Колумелла закрыл глаза. Монотонным голосом, будто считывая слова с внутренней стороны век, он сказал:

— Как только ты отдашь приказ, люди отправятся в путь. На лошадях. Небольшими группами, чтобы это не бросалось в глаза. Нам известны три или четыре шпиона Бельхадада. Вероятно, их еще больше.

— Скоро их обезвредят.

— Это будет потом, но не сейчас. Мы не хотим, чтобы они что-нибудь заметили. Поэтому воины будут покидать город постепенно. Они соберутся на востоке Десятиградья, северо-восточнее Адраа. Там есть долина с источниками.

— И ее легко запереть, господин. — Афер поднял руку. — Люди из Сирии уже совсем близко.

— Что делает Ирод Антипа? Если он вообще для разнообразия что-нибудь делает? — спросил Пилат.

— Мы пообещали ему, что он получит несколько лакомых кусочков того, что когда-то было южным Десятиградьем, а теперь является северной частью страны набатеев. — Колумелла скорчил гримасу. — В знак благодарности за это он не будет мешать Ники-асу послать туда тысячу воинов. Точнее, взять их с собой. Никиас хочет сам командовать ими. Они позаботятся о том, чтобы Аретас сидел тихо. Иначе набатеи подумают, что они должны помочь Бельхададу.

— Это все, что они должны сделать? — спросил Афер.

— Нет. Они окажут вам поддержку и привезут с собой немного осадных приспособлений. Но есть еще кое-что.

Пилат вздохнул.

— Разве этого мало? Что еще?

— Ты разговаривал с Клавдией?

— Мы ехали вместе. Я не видел ее со вчерашнего утра. А что?

Колумелла криво усмехнулся.

— Я думал, она сама скажет тебе об этом. Поэтому до сих пор молчал.
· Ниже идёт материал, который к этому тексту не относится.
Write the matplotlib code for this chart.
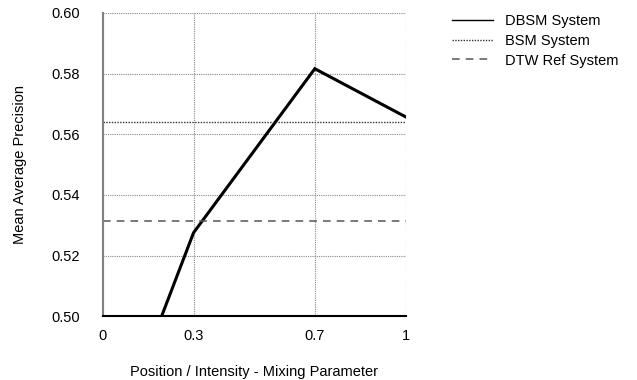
import matplotlib.pyplot as plt

plt.rcParams["font.family"] = ["Liberation Sans", "DejaVu Sans"]

# data
mix = [0.0, 0.3, 0.7, 1.0]
dbsm = [0.449, 0.5275, 0.5816, 0.5657]
bsm_level = 0.5640
dtw_level = 0.5313

x_ticks = [0, 0.3, 0.7, 1]
x_labels = ["0", "0.3", "0.7", "1"]
y_ticks = [0.50, 0.52, 0.54, 0.56, 0.58, 0.60]

fs = 10.5

fig = plt.figure(figsize=(6.37, 3.80), dpi=100)
ax = fig.add_axes([0.161, 0.168, 0.476, 0.798])

ax.plot(mix, dbsm, color="black", linewidth=2.2, solid_joinstyle="miter",
        label="DBSM System")
ax.axhline(bsm_level, color="#333333", linestyle=(0, (1, 1)), linewidth=1.0,
           label="BSM System")
ax.axhline(dtw_level, color="#555555", linestyle=(0, (5, 4)), linewidth=1.1,
           label="DTW Ref System")

ax.set_xlim(0, 1)
ax.set_ylim(0.50, 0.60)
ax.set_xticks(x_ticks)
ax.set_xticklabels(x_labels)
ax.set_yticks(y_ticks)
ax.set_yticklabels([f"{v:.2f}" for v in y_ticks])
ax.tick_params(axis="both", length=0, labelsize=fs)
ax.tick_params(axis="y", pad=16)
ax.tick_params(axis="x", pad=9)

ax.grid(True, color="#888888", linestyle=(0, (1, 1)), linewidth=0.8)
ax.set_axisbelow(True)

for side in ("top", "right"):
    ax.spines[side].set_visible(False)
ax.spines["left"].set_color("#808080")
ax.spines["left"].set_linewidth(1.5)
ax.spines["bottom"].set_color("black")
ax.spines["bottom"].set_linewidth(1.5)

ax.set_xlabel("Position / Intensity - Mixing Parameter", fontsize=fs, labelpad=16)
ax.set_ylabel("Mean Average Precision", fontsize=fs, labelpad=18)

handles, labels = ax.get_legend_handles_labels()
leg = fig.legend(handles, labels, loc="upper left", bbox_to_anchor=(0.689, 0.998),
                 frameon=False, fontsize=fs, handlelength=2.8, handletextpad=0.8,
                 labelspacing=0.4)
leg.get_lines()[0].set_linewidth(1.0)

fig.savefig("out.png", dpi=100)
— О чем, во имя богов Гадеса?

— Вчера прибыла одна женщина с несколькими спутниками. Она говорит, что у нее есть важные новости об Ао Хидисе.

— Может быть, позовем ее на наше совещание? — Пилат ухмыльнулся.

— Это мы сделаем позже. И пригласим Афера. Если, конечно, ты не захочешь поговорить с ней наедине.

Пилат с недоумением посмотрел на советника.

— Почему это вдруг у меня появится желание поговорить с ней наедине? Кто она такая?

— Она представилась мне и твоей супруге как Клеопатра из Александрии.

— А… — Пилат закатил глаза. Потом на его лице появилась сдержанная улыбка, будто он был охвачен приятными воспоминаниями. — Ну и как? — спросил он. — Это действительно она?

— Если судить по тому, как ты ее описал, то это, наверное, она.

— А Клавдия была в восторге?

— Она вела себя… официально.

— Хорошо. Как и подобает супруге прокуратора. Значит, Клеопатра… Мы пригласим ее сюда позже. Когда отпустим всех остальных, кто еще ждет в приемной. Афер, ты должен быть под рукой.

— Да, господин. Но…

— Что такое?

— Где я встречусь с человеком, который должен всем руководить? И как его зовут?

— Ах да! — Пилат кивнул. — Мы чуть не забыли. Он присоединится к вам с группой отборных убийц в Адраа. Люди Сейана, из специального отряда. А зовут его Валерий Руфус.